Playing a mother came naturally to Henson, who has a 14-year-old son.
"Once you're a mom, you're always a mom. I mother my friends, they're like, 'Get away from me, you're not my mother.' That's something I am, I didn't have to do much research on that."
A lifelike animatronic baby doubles as the infant Benjamin. "I remember thinking, God, why couldn't they have baby dolls like this when I was growing up? It was so real, with silicone skin, the weight of a baby and it moved, and they would make it wink."
It took three puppeteers to make baby Benjamin fuss or cry, however.
"As he got taller, they hired three different actors to play the three different sizes.
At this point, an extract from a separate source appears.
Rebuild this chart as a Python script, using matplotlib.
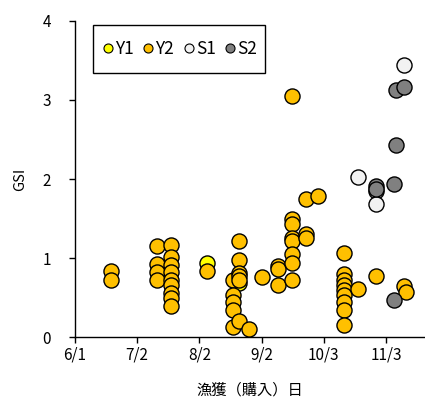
"""GSI by catch (purchase) date, four groups, scatter."""

from datetime import date, timedelta

import matplotlib
matplotlib.use("Agg")
import matplotlib.pyplot as plt
from matplotlib.lines import Line2D
from matplotlib.patches import Rectangle

plt.rcParams["font.family"] = ["Noto Sans CJK JP", "DejaVu Sans"]

YEAR = 2021

# catch date (M/D) and GSI per group
y1_dates = ["8/6", "8/22"]
y1_gsi = [0.94, 0.69]

y2_dates = (["6/19"] * 2 + ["7/12"] * 4 + ["7/19"] * 9 + ["8/6"]
            + ["8/19"] * 5 + ["8/22"] * 6 + ["8/27", "9/2"]
            + ["9/10"] * 3 + ["9/17"] * 8 + ["9/24"] * 3 + ["9/30"]
            + ["10/13"] * 9 + ["10/20", "10/29", "11/12", "11/13"])
y2_gsi = ([0.84, 0.73]
          + [1.15, 0.92, 0.83, 0.72]
          + [1.16, 1.01, 0.91, 0.83, 0.72, 0.66, 0.56, 0.49, 0.39]
          + [0.84]
          + [0.72, 0.53, 0.44, 0.34, 0.13]
          + [1.22, 0.98, 0.81, 0.77, 0.72, 0.20]
          + [0.11, 0.76]
          + [0.90, 0.86, 0.66]
          + [3.05, 1.49, 1.43, 1.26, 1.22, 1.05, 0.94, 0.72]
          + [1.75, 1.31, 1.25]
          + [1.78]
          + [1.07, 0.80, 0.72, 0.66, 0.60, 0.53, 0.45, 0.34, 0.15]
          + [0.61, 0.78, 0.65, 0.57])

s1_dates = ["10/20", "10/29", "10/29", "11/12"]
s1_gsi = [2.03, 1.85, 1.69, 3.44]

s2_dates = ["10/29", "10/29", "11/7", "11/7", "11/8", "11/8", "11/12"]
s2_gsi = [1.91, 1.87, 1.94, 0.47, 2.43, 3.12, 3.16]

x_ticks = ["6/1", "7/2", "8/2", "9/2", "10/3", "11/3"]
y_ticks = [0, 1, 2, 3, 4]


def to_date(s):
    m, d = s.split("/")
    return date(YEAR, int(m), int(d))


series = [
    ("Y1", y1_dates, y1_gsi, "#FFFF00"),
    ("Y2", y2_dates, y2_gsi, "#FFC000"),
    ("S1", s1_dates, s1_gsi, "#F2F2F2"),
    ("S2", s2_dates, s2_gsi, "#808080"),
]

fig = plt.figure(figsize=(4.25, 4.01), dpi=100)
ax = fig.add_axes([0.176, 0.159, 0.822, 0.789])

handles = []
for name, ds, vs, col in series:
    ax.scatter([to_date(d) for d in ds], vs, s=118, c=col,
               edgecolors="black", linewidths=1.0, zorder=3)
    handles.append(Line2D([], [], ls="none", marker="o", markersize=6.5,
                          markerfacecolor=col, markeredgecolor="black",
                          markeredgewidth=0.8, label=name))

start = to_date("6/1")
ax.set_xlim(start, start + timedelta(days=174.5))
ax.set_ylim(0, 4)
ax.set_xticks([to_date(t) for t in x_ticks])
ax.set_xticklabels(x_ticks)
ax.set_yticks(y_ticks)

for side in ("top", "right"):
    ax.spines[side].set_visible(False)
for side in ("left", "bottom"):
    ax.spines[side].set_linewidth(1.0)
ax.tick_params(direction="out", length=4, width=1.0, labelsize=11)
ax.tick_params(axis="x", pad=3)
ax.tick_params(axis="y", pad=13)

ax.set_xlabel("漁獲（購入）日", fontsize=11, labelpad=13)
ax.set_ylabel("GSI", fontsize=10.5, labelpad=11)

# legend box drawn by hand, entries without frame inside it
ax.add_patch(Rectangle((0.052, 0.835), 0.493, 0.152, transform=ax.transAxes,
                       facecolor="white", edgecolor="black", linewidth=1.0,
                       zorder=4, clip_on=False))
leg = ax.legend(handles=handles, loc="center left",
                bbox_to_anchor=(0.080, 0.911), ncol=4, fontsize=12.5,
                frameon=False, handlelength=0.6, handletextpad=0.1,
                columnspacing=0.55, borderpad=0, borderaxespad=0)
leg.set_zorder(5)

fig.savefig("out.png", dpi=100, facecolor="white")
plt.close(fig)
Very good actors, I might add," with blue socks on their heads (faces cut out and eyes visible) that functioned like blue screens on which Pitt's head later was digitally attached.
The pasting is seamless although as Benjamin grows, Pitt assumes both Benjamin's body and face. In fact, at one point, Blanchett's character says, "My God, look at you, you're perfect!" and he pretty much is.
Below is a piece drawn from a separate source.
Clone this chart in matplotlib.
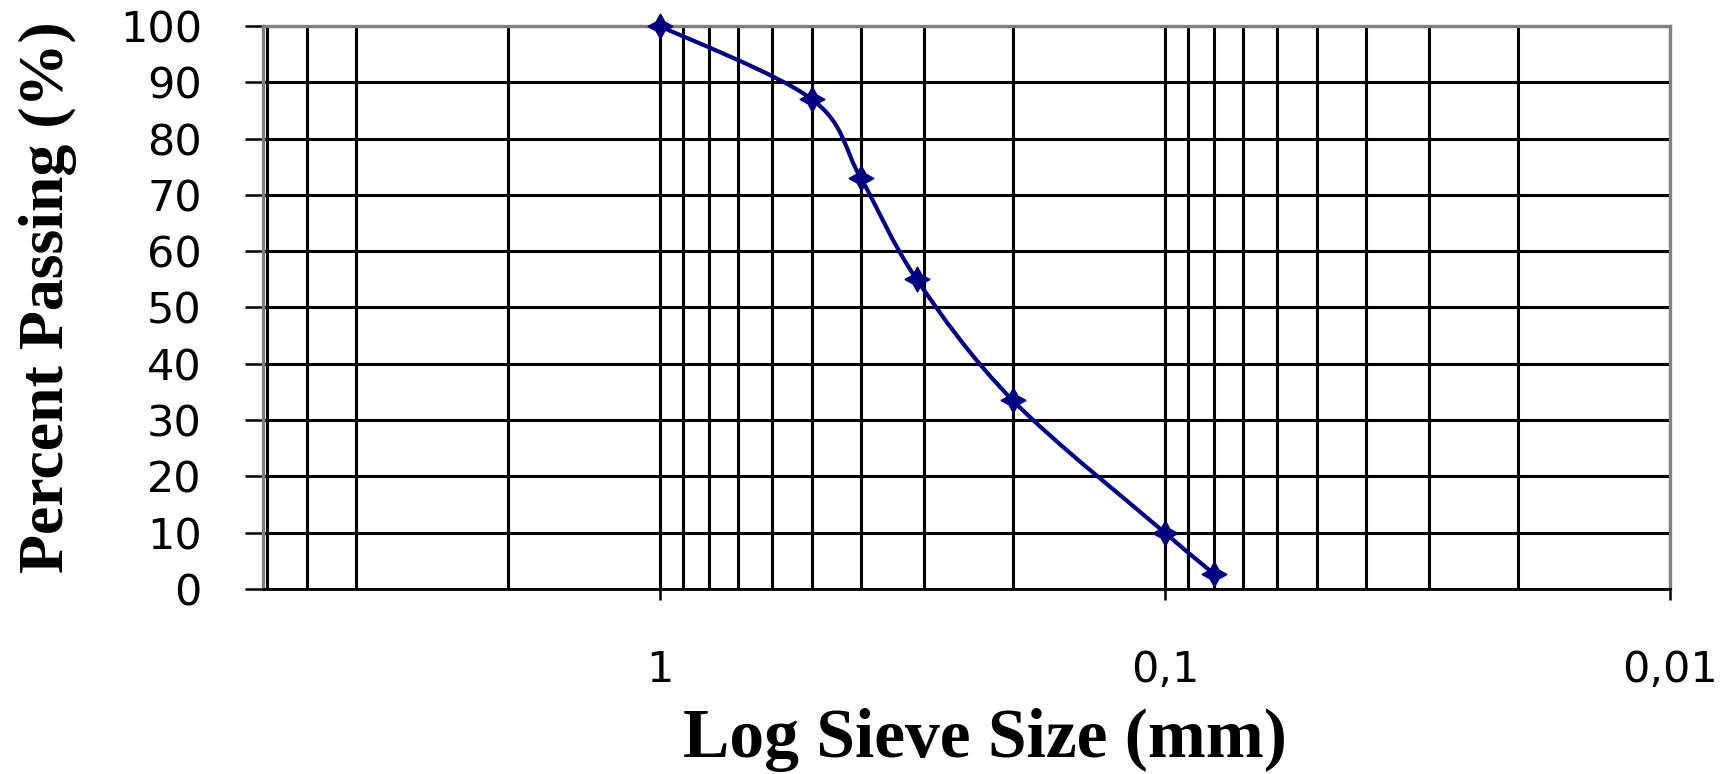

The movie, directed by David Fincher, is very loosely based on a short story by F. Scott Fitzgerald that has been substantially changed, from its setting to details about Benjamin's upbringing. The story is a scant 24 pages and features no one named Queenie, although a woman named Nanny makes a late, brief appearance.
"I just thought that was really, really bold to make the mother [figure] African-American. Initially when I got the script, I thought there were bold choices across the board."
Although "Hustle & Flow" garnered critical acclaim for Henson and, especially, star Terrence Howard, it could have been a bold or risky gamble for the actress.
She doesn't see it that way. "I don't judge my characters. I can't because if I do, then the audience will," and she realizes no young woman says she wants to be a prostitute when she grows up. It had been Henson's role as Shug that stuck with Fincher's casting director, Laray Mayfield.
"She saw my performance in 'Hustle & Flow' and she always remembered that every time I was not on the screen, she missed me, and that's the feeling you want for a mother. You miss me. Wow. You just do the work, you don't know how it's going to affect people. I'll think about it from now on."